Sri Lanka and Pakistan did have some bright moments with upsets of West Indies and India respectively, but none of them were serious semi-final contenders. Three of the four teams that qualified - England, Australia and New Zealand - were expected to do so in any case. The fourth, West Indies, also had some strong performances and went through on merit rather than chance.
The best team of the group stage was undoubtedly England, which dominated each game it played. The margin of its victories was further testimony to the fact that match practice is the best preparation for a big tournament. England came to Sri Lanka on the back of two full home series against India and West Indies, and looked a well-oiled side. Everyone performed the role expected of them, led by Charlotte Edwards, the captain.
Edwards and Laura Marsh, the openers, have built an aura around them as an explosive duo, capable of tearing any bowling attack to shreds. They were well backed up by Sarah Taylor, who stepped up when Marsh fell early in a 140-plus chase against Australia, the defending champion.
England’s bowling was slightly patchy, but it came through unscathed. Led by Katherine Brunt, who kept up the pressure in her opening spells, the others chipped in with crucial contributions. Marsh utilised the pressure created by the other bowlers, while Holly Colvin, the lead spinner, helped the team start its campaign in style with a four-wicket haul against Pakistan.
"Coming into the tournament, we spoke about winning five matches to lift the Cup, and we're delighted with our performance in the first three matches," said Edwards after the end of the group stage encounters.
England's dominant top-order batting has meant the middle-order hasn’t had enough time in the middle, but Edwards was confident that the practice each member had put in to get acclimatised to the conditions in Sri Lanka was good enough to get them ready when required.
"All of them have been training hard, it’s not as if they're rusty. I'm sure they'll come good whenever they are required. The fact that our top order has been performing so well, is a very good sign. We can't look too much into it," said Edwards.
England will play New Zealand in the first semi-final on October 4. The two teams met in the final of the first ICC Women’s World Twenty20 in 2009 at Lord's, where England beat New Zealand by six wickets.

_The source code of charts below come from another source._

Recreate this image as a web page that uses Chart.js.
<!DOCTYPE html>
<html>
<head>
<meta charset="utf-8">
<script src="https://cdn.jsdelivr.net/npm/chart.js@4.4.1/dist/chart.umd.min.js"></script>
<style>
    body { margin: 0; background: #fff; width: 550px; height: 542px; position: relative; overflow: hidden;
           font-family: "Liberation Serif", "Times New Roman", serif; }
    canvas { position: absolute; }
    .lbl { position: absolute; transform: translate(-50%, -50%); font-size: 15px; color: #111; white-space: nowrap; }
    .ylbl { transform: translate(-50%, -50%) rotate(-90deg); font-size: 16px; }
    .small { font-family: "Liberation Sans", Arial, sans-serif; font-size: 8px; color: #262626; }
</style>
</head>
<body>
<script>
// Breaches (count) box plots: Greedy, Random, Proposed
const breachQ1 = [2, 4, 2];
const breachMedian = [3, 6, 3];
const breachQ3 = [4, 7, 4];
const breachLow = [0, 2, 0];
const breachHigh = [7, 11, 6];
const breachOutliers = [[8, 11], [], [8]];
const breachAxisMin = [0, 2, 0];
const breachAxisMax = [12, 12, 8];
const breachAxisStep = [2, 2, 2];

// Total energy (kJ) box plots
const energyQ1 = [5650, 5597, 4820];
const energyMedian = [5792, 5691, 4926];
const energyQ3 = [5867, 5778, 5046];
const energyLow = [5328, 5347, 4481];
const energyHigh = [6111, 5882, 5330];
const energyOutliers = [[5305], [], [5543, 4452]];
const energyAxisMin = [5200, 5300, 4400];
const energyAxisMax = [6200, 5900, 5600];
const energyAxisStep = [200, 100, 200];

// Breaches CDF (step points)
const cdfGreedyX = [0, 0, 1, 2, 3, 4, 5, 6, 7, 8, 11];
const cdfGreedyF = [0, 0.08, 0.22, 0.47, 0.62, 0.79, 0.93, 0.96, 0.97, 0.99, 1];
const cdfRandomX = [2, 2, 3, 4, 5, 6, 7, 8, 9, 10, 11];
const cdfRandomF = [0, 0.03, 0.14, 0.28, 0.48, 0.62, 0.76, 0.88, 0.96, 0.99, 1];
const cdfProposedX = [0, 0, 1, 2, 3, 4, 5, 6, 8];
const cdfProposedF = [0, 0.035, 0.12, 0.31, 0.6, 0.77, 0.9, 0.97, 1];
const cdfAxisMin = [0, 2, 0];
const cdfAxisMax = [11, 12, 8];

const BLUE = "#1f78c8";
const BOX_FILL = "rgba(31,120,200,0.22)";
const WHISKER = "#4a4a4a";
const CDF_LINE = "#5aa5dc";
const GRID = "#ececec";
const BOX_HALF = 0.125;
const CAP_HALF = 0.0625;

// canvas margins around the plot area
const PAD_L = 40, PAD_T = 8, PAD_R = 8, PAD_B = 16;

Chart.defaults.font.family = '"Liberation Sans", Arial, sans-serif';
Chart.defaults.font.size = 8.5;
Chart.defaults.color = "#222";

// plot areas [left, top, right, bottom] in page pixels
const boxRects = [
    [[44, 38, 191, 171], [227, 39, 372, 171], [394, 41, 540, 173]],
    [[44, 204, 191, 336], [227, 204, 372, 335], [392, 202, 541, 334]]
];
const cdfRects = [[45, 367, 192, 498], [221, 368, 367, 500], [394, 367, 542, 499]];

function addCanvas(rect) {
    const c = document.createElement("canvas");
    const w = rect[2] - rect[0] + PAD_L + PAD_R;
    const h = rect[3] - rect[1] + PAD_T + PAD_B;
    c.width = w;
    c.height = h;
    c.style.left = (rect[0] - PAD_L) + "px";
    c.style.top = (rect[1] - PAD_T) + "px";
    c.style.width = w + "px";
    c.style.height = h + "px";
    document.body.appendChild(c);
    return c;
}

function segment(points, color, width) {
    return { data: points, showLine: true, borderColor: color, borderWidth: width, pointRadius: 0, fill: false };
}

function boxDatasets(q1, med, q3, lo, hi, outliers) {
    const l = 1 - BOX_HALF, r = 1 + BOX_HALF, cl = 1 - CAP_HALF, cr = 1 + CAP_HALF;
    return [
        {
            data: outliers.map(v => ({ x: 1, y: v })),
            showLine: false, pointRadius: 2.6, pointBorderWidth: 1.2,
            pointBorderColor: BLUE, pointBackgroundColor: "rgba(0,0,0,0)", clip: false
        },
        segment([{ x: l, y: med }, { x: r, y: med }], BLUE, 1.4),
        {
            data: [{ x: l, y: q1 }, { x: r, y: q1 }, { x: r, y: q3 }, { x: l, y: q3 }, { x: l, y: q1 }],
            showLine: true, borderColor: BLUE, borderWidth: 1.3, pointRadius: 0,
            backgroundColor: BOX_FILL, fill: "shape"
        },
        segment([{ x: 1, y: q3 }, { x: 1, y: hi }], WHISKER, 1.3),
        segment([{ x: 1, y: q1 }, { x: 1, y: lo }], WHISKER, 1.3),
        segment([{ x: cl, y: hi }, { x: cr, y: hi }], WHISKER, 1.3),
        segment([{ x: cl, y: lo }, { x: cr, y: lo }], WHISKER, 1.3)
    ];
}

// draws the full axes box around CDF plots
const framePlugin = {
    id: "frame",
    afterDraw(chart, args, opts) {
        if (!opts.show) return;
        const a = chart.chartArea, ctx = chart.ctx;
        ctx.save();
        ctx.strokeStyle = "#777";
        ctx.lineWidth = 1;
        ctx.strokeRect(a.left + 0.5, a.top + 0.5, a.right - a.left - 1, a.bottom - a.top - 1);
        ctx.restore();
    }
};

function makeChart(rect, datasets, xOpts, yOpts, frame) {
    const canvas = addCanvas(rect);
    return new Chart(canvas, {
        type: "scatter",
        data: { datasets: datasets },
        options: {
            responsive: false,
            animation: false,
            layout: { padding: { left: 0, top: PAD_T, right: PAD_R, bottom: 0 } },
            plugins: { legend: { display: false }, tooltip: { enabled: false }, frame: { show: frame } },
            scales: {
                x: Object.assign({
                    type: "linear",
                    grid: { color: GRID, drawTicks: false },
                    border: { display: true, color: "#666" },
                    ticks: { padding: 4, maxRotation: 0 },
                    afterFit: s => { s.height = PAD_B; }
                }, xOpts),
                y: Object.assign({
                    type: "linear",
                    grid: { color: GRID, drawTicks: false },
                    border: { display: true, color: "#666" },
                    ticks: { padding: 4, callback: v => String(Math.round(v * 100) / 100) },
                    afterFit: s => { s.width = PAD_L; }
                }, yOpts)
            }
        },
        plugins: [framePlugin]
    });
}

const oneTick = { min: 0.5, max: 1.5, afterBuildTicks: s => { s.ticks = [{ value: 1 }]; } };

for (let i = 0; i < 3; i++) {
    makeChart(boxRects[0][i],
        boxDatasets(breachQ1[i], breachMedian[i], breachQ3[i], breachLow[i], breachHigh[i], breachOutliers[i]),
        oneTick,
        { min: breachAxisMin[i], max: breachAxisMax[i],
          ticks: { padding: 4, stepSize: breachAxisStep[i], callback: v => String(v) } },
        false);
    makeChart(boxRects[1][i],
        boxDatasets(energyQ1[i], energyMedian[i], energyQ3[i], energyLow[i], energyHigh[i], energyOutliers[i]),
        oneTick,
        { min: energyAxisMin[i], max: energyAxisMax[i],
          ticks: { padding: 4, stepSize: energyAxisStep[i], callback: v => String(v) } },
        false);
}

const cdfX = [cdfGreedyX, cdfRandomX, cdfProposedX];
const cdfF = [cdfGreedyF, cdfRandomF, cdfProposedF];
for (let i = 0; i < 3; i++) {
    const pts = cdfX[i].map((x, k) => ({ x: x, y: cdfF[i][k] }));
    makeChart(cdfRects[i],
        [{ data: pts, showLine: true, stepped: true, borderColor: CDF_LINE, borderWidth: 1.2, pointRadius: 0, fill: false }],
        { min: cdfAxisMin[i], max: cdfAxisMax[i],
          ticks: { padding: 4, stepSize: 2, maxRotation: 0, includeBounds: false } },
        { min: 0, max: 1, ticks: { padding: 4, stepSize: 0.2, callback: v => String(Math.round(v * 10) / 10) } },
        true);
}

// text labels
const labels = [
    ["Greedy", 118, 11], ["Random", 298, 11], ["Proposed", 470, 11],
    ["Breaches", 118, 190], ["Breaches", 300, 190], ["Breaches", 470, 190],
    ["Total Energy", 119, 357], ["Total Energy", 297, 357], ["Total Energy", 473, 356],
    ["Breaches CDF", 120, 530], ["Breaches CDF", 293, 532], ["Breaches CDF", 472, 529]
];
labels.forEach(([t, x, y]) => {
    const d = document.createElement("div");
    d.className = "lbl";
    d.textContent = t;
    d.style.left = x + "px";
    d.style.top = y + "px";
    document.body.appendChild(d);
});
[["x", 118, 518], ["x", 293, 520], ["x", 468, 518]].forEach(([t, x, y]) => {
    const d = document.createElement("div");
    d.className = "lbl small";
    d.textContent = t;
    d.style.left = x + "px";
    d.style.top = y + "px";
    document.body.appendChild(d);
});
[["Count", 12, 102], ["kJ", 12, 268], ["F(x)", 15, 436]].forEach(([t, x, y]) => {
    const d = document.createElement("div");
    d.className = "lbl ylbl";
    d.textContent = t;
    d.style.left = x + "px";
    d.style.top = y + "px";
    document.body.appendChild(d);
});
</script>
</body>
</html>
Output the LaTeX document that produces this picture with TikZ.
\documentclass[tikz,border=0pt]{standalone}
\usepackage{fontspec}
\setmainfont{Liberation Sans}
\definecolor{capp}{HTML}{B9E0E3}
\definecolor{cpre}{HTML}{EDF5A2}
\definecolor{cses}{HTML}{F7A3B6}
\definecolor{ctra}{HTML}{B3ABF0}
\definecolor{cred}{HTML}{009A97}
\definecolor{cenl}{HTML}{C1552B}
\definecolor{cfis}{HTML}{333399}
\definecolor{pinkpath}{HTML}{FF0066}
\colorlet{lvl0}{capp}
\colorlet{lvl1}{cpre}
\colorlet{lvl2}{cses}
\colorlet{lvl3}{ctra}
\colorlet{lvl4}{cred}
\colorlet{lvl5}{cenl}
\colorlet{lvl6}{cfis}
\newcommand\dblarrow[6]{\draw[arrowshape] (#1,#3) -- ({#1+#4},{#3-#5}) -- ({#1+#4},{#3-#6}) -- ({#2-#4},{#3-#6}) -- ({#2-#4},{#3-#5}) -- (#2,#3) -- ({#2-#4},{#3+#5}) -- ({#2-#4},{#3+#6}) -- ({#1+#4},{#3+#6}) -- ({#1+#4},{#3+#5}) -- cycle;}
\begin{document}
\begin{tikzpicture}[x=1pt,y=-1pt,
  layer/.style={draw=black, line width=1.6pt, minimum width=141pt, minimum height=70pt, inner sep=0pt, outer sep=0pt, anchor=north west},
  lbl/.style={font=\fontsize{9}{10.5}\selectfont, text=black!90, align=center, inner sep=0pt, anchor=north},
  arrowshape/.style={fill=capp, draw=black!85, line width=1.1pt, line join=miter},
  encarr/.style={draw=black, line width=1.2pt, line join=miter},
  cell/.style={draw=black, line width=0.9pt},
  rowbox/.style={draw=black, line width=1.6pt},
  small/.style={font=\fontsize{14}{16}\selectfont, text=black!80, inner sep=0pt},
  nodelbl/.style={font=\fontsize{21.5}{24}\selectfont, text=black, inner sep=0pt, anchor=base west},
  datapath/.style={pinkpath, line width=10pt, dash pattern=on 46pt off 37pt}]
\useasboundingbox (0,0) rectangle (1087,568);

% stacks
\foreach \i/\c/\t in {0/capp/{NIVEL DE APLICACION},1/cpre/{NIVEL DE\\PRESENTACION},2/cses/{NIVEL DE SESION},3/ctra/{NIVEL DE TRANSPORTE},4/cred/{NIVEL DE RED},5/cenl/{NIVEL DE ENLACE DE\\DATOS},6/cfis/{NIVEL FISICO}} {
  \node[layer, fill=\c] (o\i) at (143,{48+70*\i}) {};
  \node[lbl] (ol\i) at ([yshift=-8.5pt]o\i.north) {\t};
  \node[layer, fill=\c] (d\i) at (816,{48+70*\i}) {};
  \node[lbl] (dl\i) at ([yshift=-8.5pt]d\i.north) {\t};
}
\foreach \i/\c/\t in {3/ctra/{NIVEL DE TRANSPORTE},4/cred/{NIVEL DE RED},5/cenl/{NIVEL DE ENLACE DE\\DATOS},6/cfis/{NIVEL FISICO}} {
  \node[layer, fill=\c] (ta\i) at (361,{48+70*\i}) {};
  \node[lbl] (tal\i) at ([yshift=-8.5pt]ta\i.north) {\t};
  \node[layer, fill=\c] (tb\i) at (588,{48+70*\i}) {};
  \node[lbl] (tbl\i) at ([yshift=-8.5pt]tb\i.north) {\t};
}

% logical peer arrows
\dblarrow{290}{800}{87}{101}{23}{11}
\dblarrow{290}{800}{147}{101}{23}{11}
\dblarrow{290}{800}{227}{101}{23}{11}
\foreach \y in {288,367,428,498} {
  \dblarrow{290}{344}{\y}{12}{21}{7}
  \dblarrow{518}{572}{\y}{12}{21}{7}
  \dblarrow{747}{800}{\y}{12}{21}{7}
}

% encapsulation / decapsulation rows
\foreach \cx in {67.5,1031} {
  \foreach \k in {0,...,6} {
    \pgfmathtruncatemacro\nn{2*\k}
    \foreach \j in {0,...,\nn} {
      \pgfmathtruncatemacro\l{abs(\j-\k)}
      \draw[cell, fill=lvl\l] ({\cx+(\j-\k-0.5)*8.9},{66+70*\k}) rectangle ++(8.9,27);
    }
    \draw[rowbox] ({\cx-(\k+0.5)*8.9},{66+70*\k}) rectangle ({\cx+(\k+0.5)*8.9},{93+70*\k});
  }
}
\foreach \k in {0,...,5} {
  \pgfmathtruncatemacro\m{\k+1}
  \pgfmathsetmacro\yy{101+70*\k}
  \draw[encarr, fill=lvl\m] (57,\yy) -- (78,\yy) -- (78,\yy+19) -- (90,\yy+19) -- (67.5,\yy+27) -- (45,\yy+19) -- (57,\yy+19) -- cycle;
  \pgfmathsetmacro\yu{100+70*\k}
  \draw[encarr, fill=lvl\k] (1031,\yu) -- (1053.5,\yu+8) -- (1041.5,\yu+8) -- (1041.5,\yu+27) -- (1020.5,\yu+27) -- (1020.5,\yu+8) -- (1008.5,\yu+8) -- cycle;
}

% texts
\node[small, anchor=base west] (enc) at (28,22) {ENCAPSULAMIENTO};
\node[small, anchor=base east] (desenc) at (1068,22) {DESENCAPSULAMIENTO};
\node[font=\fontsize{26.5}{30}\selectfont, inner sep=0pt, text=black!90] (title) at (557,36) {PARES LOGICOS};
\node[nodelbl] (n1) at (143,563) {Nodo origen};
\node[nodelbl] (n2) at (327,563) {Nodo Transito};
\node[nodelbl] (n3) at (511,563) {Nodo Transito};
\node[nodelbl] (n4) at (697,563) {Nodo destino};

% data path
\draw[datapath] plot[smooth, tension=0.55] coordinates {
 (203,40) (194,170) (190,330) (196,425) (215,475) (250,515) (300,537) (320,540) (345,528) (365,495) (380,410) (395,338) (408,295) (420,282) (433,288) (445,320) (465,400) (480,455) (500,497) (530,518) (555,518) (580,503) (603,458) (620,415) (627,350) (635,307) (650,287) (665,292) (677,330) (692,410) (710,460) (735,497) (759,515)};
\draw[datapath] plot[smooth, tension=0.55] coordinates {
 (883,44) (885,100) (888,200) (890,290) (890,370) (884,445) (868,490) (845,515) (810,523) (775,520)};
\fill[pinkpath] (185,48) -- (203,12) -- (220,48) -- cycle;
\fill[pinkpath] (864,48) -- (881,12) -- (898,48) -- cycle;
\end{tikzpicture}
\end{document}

Edwards, however, wasn’t underestimating New Zealand and said it was a very good side, capable of rising to the big occasion. "We should be prepared to play at our best," said Edwards.
England was knocked out of the group stage in the ICC Women’s World Twenty20 2010 against West Indies, a lesson which Edwards has not forgotten. "That hurts, but we're looking ahead. The only way we can erase those memories is by winning this one,” she said.
On form, England looks the team to beat, but Australia too has shown enough depth and resolve. The defending champion has shown glimpses of dominance, but somehow was not able to build sustained pressure against England, despite defending in excess of 140.
Completing the semi-final line up are New Zealand and West Indies.
New Zealand has two superb batters in Suzie Bates, the captain, and Sophie Devine, and added depth in the middle-order in the form of Sarah McGlashan and Frances Mackay.
West Indies will expect a lot from Stafanie Taylor, who has put up a superb all-round show so far, and Deandra Dottin, the exciting young top-order player. Not many will underestimate the ability of Merissa Aguilleira, the West Indies captain and wicket-keeper, either.
Under Sherwin Campbell, the West Indies coach, the team has shown the adaptability factor in the group stages. Despite losing to Sri Lanka in a rain-shortened game, its comprehensive wins against New Zealand and South Africa were good indications of the team’s mindset.
The stage is set for two exciting semi-finals, with the matches taking place alongside the men's competition at the R Premadasa Stadium in Colombo on 4 and 5 October.